Social psych has shown how individuals cognition is much more driven by schemas and heuristics rather than well thought out beliefs and attitudes. While these schemas are important and allow us to move throw the world in a simpler manner, it certainly hurts our accuracy on reality. We are so detached from reality that unrelated priming will have incredible impact on our conclusions on a person. I am of course referring to the “Donald Studies.”

This was a study where the participants read either a list of positive words or negative words, adventurous and independent, versus reckless and conceited. Then they read a description about “Daniel,” the same description for both groups. The first group which read the positive list had a 70% positive impression for “Daniel” versus only 10% from the second group. This is amazing to me, and also very important. Not only am I a social person who cares about making good first impressions, but it is part of my job.

For this past year I have been working in business development for a mergers and acquisitions firm. What that means in plain English, is that my company marketed and sold other companies, and it was my job to get people to sign on with us and have us sell their companies. This is no easy sale like a pen or even a car, this is a once in a lifetime opportunity for most of these people. They have spent their whole adult lives working on building this business that is a baby to them, and now they have grown it to a size large enough to sell and then retire off of that sale. It is shocking and worrisome that what I say to these prospects matters so little to whether or not they like me and my pitch.

I have a learned a lot from this job, a lot of which falls in line with what we have learned in this class, but this issue of priming still haunts me. If they are in a bad mood, if something bad happened immediately before my call, I am done. I can give the best pitch and be as charming as possible, but if they are primed for something negative it will not matter. It is nice to believe that they will engage their higher level thinking to decide which mergers and acquisitions firm will be best for them and their business, but I doubt that is how they decide. I believe it has much more to do with who is the lucky one to interact with them after a positive prime. The real trick to sales then is to have them primed positively before your interaction, how to do that though I have yet to discover.

Blog Post 1

Reading about the Kitty Genevese case and the pro-social topics, specifically the effects of crowds, made me think of the Portland stabbing case. It appears to go in the face of all of the studies and psychological terms we have learned this week. While I understand the concepts discussed in the lectures and the book, I keep going back to this one case in Portland. While I am sure you are familiar with the tragic incident as it was covered so much in the news, I will summarize it briefly. There was a man on a light rail train who began to yell, intimidate, and harass two teenage girls on the train with anti-muslim rhetoric. It was at this point that three men intervened and tried to calm the man down and deescalate the situation. When they did this he stabbed them, in the neck, killing two with the third surviving against all odds.

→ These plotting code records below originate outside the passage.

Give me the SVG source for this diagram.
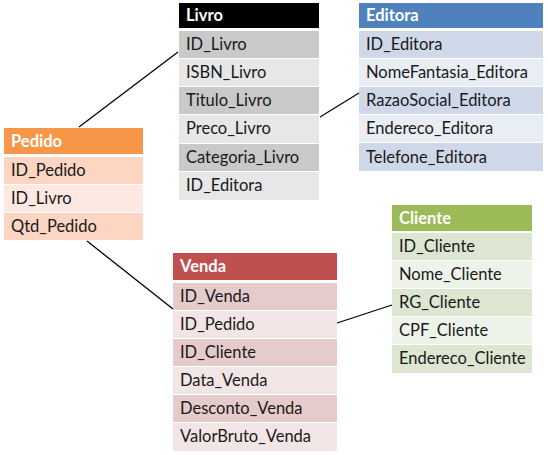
<svg xmlns="http://www.w3.org/2000/svg" width="548" height="455" viewBox="0 0 548 455">
<style>
text{font-family:Lato,"Open Sans","Liberation Sans",sans-serif;font-size:16.5px;fill:#1a1a1a}
.h{font-weight:bold;fill:#fff}
.c line{stroke:#000;stroke-width:1.3}
.lv1{fill:#c9c9c9}.lv2{fill:#e7e7e7}
.ed1{fill:#cfd8e8}.ed2{fill:#e9edf4}
.pe1{fill:#fcd5c3}.pe2{fill:#fde9e1}
.ve1{fill:#e6cbcb}.ve2{fill:#f2e5e5}
.cl1{fill:#dce6d0}.cl2{fill:#eef3e9}
</style>
<rect width="548" height="455" fill="#fff"/>
<g class="c" id="connectors">
<line x1="79" y1="127" x2="178" y2="52"/>
<line x1="320" y1="117" x2="359" y2="93"/>
<line x1="87" y1="241" x2="173" y2="309"/>
<line x1="337" y1="323" x2="392" y2="305"/>
</g>
<g id="livro">
<rect x="179" y="3" width="140" height="25" fill="#000"/>
<text class="h" x="186" y="21">Livro</text>
<rect class="lv1" x="179" y="31" width="140" height="27"/>
<rect class="lv2" x="179" y="59" width="140" height="27"/>
<rect class="lv1" x="179" y="87" width="140" height="27"/>
<rect class="lv2" x="179" y="115" width="140" height="28"/>
<rect class="lv1" x="179" y="144" width="140" height="27"/>
<rect class="lv2" x="179" y="172" width="140" height="28"/>
<text x="186" y="50">ID_Livro</text>
<text x="186" y="78">ISBN_Livro</text>
<text x="186" y="106">Titulo_Livro</text>
<text x="186" y="134">Preco_Livro</text>
<text x="186" y="163">Categoria_Livro</text>
<text x="186" y="191">ID_Editora</text>
</g>
<g id="editora">
<rect x="359" y="3" width="184" height="25" fill="#4f81bd"/>
<text class="h" x="366" y="21">Editora</text>
<rect class="ed1" x="359" y="31" width="184" height="27"/>
<rect class="ed2" x="359" y="59" width="184" height="27"/>
<rect class="ed1" x="359" y="87" width="184" height="27"/>
<rect class="ed2" x="359" y="115" width="184" height="27"/>
<rect class="ed1" x="359" y="143" width="184" height="28"/>
<text x="366" y="50">ID_Editora</text>
<text x="366" y="78">NomeFantasia_Editora</text>
<text x="366" y="106">RazaoSocial_Editora</text>
<text x="366" y="134">Endereco_Editora</text>
<text x="366" y="163">Telefone_Editora</text>
</g>
<g id="pedido">
<rect x="4" y="128" width="139" height="26" fill="#f79646"/>
<text class="h" x="11" y="147">Pedido</text>
<rect class="pe1" x="4" y="157" width="139" height="27"/>
<rect class="pe2" x="4" y="185" width="139" height="27"/>
<rect class="pe1" x="4" y="213" width="139" height="27"/>
<text x="11" y="176">ID_Pedido</text>
<text x="11" y="204">ID_Livro</text>
<text x="11" y="232">Qtd_Pedido</text>
</g>
<g id="venda">
<rect x="173" y="253" width="164" height="27" fill="#c0504d"/>
<text class="h" x="180" y="272">Venda</text>
<rect class="ve1" x="173" y="283" width="164" height="27"/>
<rect class="ve2" x="173" y="311" width="164" height="27"/>
<rect class="ve1" x="173" y="339" width="164" height="27"/>
<rect class="ve2" x="173" y="367" width="164" height="27"/>
<rect class="ve1" x="173" y="395" width="164" height="27"/>
<rect class="ve2" x="173" y="423" width="164" height="28"/>
<text x="180" y="302">ID_Venda</text>
<text x="180" y="330">ID_Pedido</text>
<text x="180" y="358">ID_Cliente</text>
<text x="180" y="386">Data_Venda</text>
<text x="180" y="414">Desconto_Venda</text>
<text x="180" y="442">ValorBruto_Venda</text>
</g>
<g id="cliente">
<rect x="392" y="205" width="140" height="26" fill="#9bbb59"/>
<text class="h" x="399" y="224">Cliente</text>
<rect class="cl1" x="392" y="233" width="140" height="27"/>
<rect class="cl2" x="392" y="261" width="140" height="27"/>
<rect class="cl1" x="392" y="289" width="140" height="27"/>
<rect class="cl2" x="392" y="317" width="140" height="27"/>
<rect class="cl1" x="392" y="345" width="140" height="28"/>
<text x="399" y="252">ID_Cliente</text>
<text x="399" y="280">Nome_Cliente</text>
<text x="399" y="308">RG_Cliente</text>
<text x="399" y="336">CPF_Cliente</text>
<text x="399" y="364">Endereco_Cliente</text>
</g>
</svg>
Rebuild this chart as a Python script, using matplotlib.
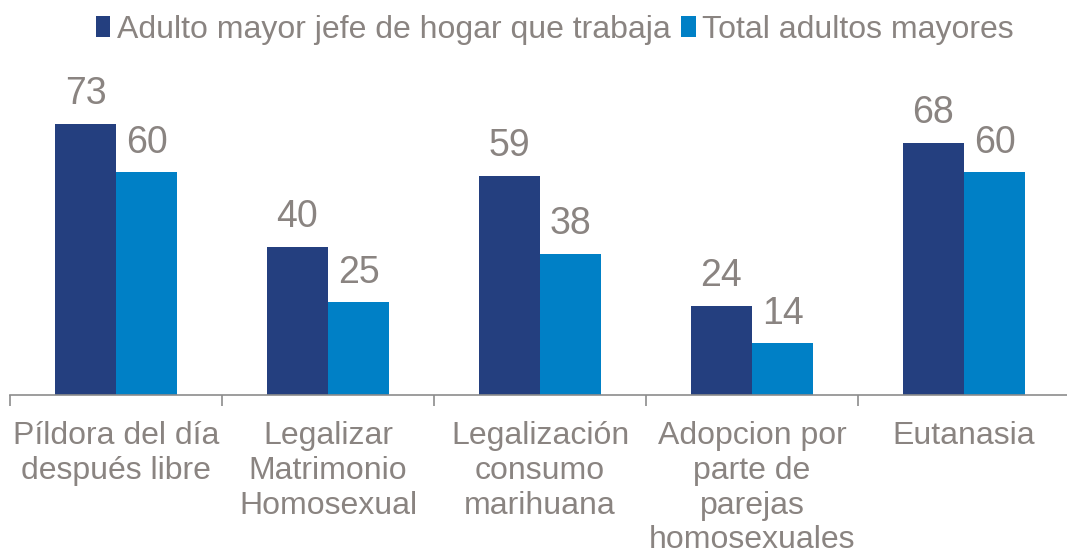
import numpy as np
import matplotlib.pyplot as plt

categories = ["Píldora del día\ndespués libre", "Legalizar\nMatrimonio\nHomosexual",
              "Legalización\nconsumo\nmarihuana", "Adopcion por\nparte de\nparejas\nhomosexuales",
              "Eutanasia"]
jefe = [73, 40, 59, 24, 68]
total = [60, 25, 38, 14, 60]
series_names = ["Adulto mayor jefe de hogar que trabaja", "Total adultos mayores"]

navy = "#243F7F"
blue = "#0080C6"
grey = "#8A8481"

plt.rcParams["font.family"] = ["Liberation Sans", "DejaVu Sans"]

fig = plt.figure(figsize=(10.67, 5.57), dpi=100)
ax = fig.add_axes([10 / 1067, 162 / 557, 1060 / 1067, 297 / 557])

x = np.arange(len(categories))
w = 0.288
b1 = ax.bar(x - w / 2, jefe, w, color=navy, label=series_names[0])
b2 = ax.bar(x + w / 2, total, w, color=blue, label=series_names[1])

# value labels above each bar
for bars, vals in [(b1, jefe), (b2, total)]:
    for r, v in zip(bars, vals):
        ax.text(r.get_x() + r.get_width() / 2, v + 3.1, str(v), ha="center", va="bottom",
                fontsize=27, color=grey)

ax.set_xlim(-0.5, len(categories) - 0.5)
ax.set_ylim(0, 80)
ax.set_yticks([])
for s in ["top", "right", "left"]:
    ax.spines[s].set_visible(False)
ax.spines["bottom"].set_color("#8C8C8C")
ax.spines["bottom"].set_linewidth(1.2)

# ticks between categories, labels centred under groups
ax.set_xticks(np.arange(len(categories) + 1) - 0.5, minor=False)
ax.set_xticklabels([])
ax.tick_params(axis="x", which="major", length=8, width=1.2, color="#8C8C8C")
ax.set_xticks(x, minor=True)
ax.set_xticklabels(categories, minor=True, fontsize=23, color=grey, linespacing=1.2, va="top")
ax.tick_params(axis="x", which="minor", length=0, pad=19)

fig.legend(loc="upper center", bbox_to_anchor=(0.52, 1.025), ncol=2, frameon=False,
           prop={"size": 23}, labelcolor=grey, handlelength=0.45,
           handleheight=0.65, handletextpad=0.2, columnspacing=0.35)

fig.savefig("out.png", dpi=100)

To analyze this and understand why they stepped in I believe it would be best to break it down into the 5 helping steps. The first, noticing what was going on. The news articles said that the aggressor was yelling at the two girls and that they began to cry. Given this there was certainly a ruckus and it was probably difficult to miss. I know when I am on the subway I usually have my headphones in and am trying to get a mini-nap, but even half asleep I would notice people yelling in a closed space. I believe urban overload is more applicable in a street situation and I am less sure the same men would have noticed if they were walking by the exact same situation versus being trapped standing next to it.

The loud and dramatic nature of the confrontation also made it an apparent emergency. I think it would be difficult to see two young teenage girls crying and not interpret the situation as an emergency, but I am constantly surprised by the cases we go over in social psychology. If no one on the train is reacting they could have easily fallen victim to pluralistic ignorance and assume it is possibly a family dispute. That seems like a stretch but I am simply playing devils advocate.

The most difficult step in this process I believe is to assume responsiblity. If there is a crazy man yelling on the train, it takes someone with a lot of courage and empathy to step in. I have seen many screaming fights, sometimes even escalating to physical fights on the subway on New York City trains. Everyone in these situations usually just scoots a little farther away on the bench, but does not intervene. I think there were two major factors for why in this case the “good samaritans” assumed responsibility. The first and less weighty is coming from my own stereotypes of Portland. I have been there once and while there is certainly an issue with homeless people, who might be more likely to be belligerent, there seems to be less animosity in the air than in New York City. I know that is a very flimsy observation, but it does say something about the culture of the city if it is known more for Portlandia and vegan pop-ups than New York City which is in part known for subway fights. The second and I believe more credible reason why they assumed responsibility was because they were two teenage girls being harassed by an older larger man. If it was two crazy old men fighting with each other, I doubt the men who stepped in would have. This still does not address as to why these three stepped up instead of staying back and waiting for someone else to step in.

The next step of deciding how to act I think was less difficult to check off in this situation. While trying to talk him down in hindsight was not the best decision, as it lead to them being stabbed, immediately tackling the man would have added to the chaos of the situation. Given the information they had, I believe they did the best they could in trying to de-escalate the situation.

For the ultimate action of providing the help and acting on the responsibility they assumed in the situation, I like to imagine that social psychology actually helped. When I imagine this awful situation in my head I see the three men looking at this awful man yelling at these two young girls and at first just watching, but then turning to the people around them on the train for some type of reaction. As one of them looks around with a face saying “can you believe this is happening?” “Is anyone else seeing this?” he locks eyes with someone else with the same face. Since it was a group of them who stepped in, not just one, I do not think that this is such a far fetched theory. If any one of them looked around to see an apathetic train maybe they would not have stepped up, but since they saw someone thinking the same thing as them, they intervened together.

While having more witnesses to a crime might lower the chances of someone intervening, a witness on the precipice of intervention might need the approving nod of a fellow witness to take action together.